I remember, from my own experiences at school, kids being idiots, and one prime case was the school cross-country. I didn’t particularly want to do it, but I thought, “Okay, if I have to, I can be by myself and walk or jog,” but one kid was nearly 14 and carrying on like a four year old emulating grandpa and saying, “Here, have a smoke, real good shit,” when he wasn’t even smoking a real cigarette; he was holding his index and long fingers up to his lips and pretending to inhale on nothing. I was annoyed. And then, another, who was being stupid and trying to get me to inhale on his Ventolin. Now, as an asthmatic, if I had been having an attack and I didn’t have an inhaler and a teacher yelled out, “Quick, has someone got an inhaler?” I would have appreciated it, but, if I had been a teacher and seen the kid doing it, or he’d been doing it in class, I would have told him to put it on my desk and at the end of class exploded at him and said, “This inhaler is here for YOU! What is going to happen if you puff it around pretending it’s some sort of drug and you need it and there’s nothing left?! Think about it!” before returning it to him and sending him out of class.

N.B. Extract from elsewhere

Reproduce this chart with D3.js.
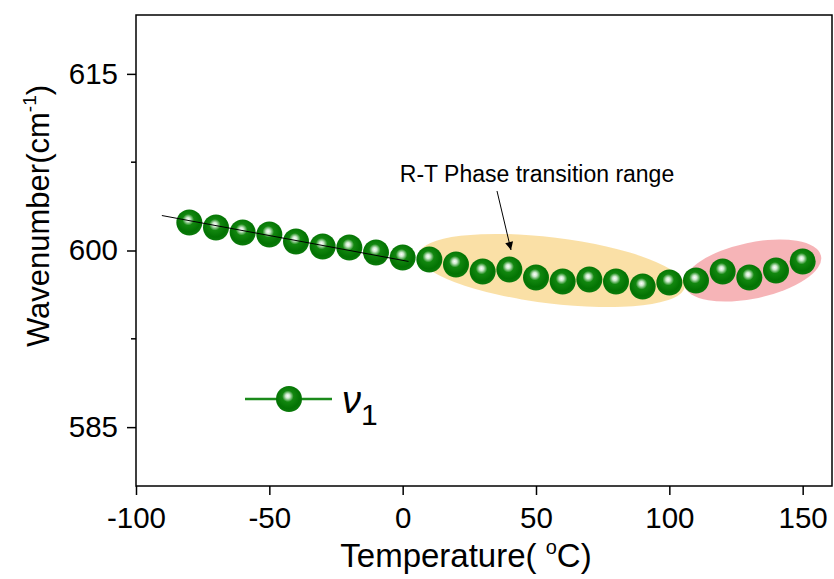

Trauma gives you nightmares, flashbacks, sleepless nights and impacts upon your health for YEARS afterwards. You can be lucky to survive trauma, but I remember a teacher telling the story of a kid he taught who had been asked to write an answer to a question on the blackboard and when the kid returned to his desk and was going to sit down, the kid at the desk behind him pulled his chair back and the kid slipped back and hit his head on the desk of the kid who pulled his chair out and he died. That teacher was an advocate against bullying and giving the class some vital lessons in what can go wrong. It was a terrible memory for a teacher.
How I rate the former occupant of the White House as a deplorable, too, is that after a school mass shooting, rather than taking the logical step (yes, I know how influential the NRA is), he made the idiotic statement that he would arm the teachers. Many next of kin of those killed in such shootings or those not fatally wounded have become advocates not for more good people to be armed, but for gun control! I have only ever met one person who became an advocate for gun availability after surviving an armed robber, and they wanted to join the police force, and thank goodness they were unsuccessful. And that being would be a trump supporting deplorable!
Nobody should be put through trauma with a belief that it is character building, it isn’t. Nobody should be lauded as being brave for surviving trauma, they are, but they need support (if they decline, simply letting them know it’s available is sufficient). But it is time for people to stop electing privileged people to power and time for people in power to start listening to trauma survivors to try to alleviate trauma.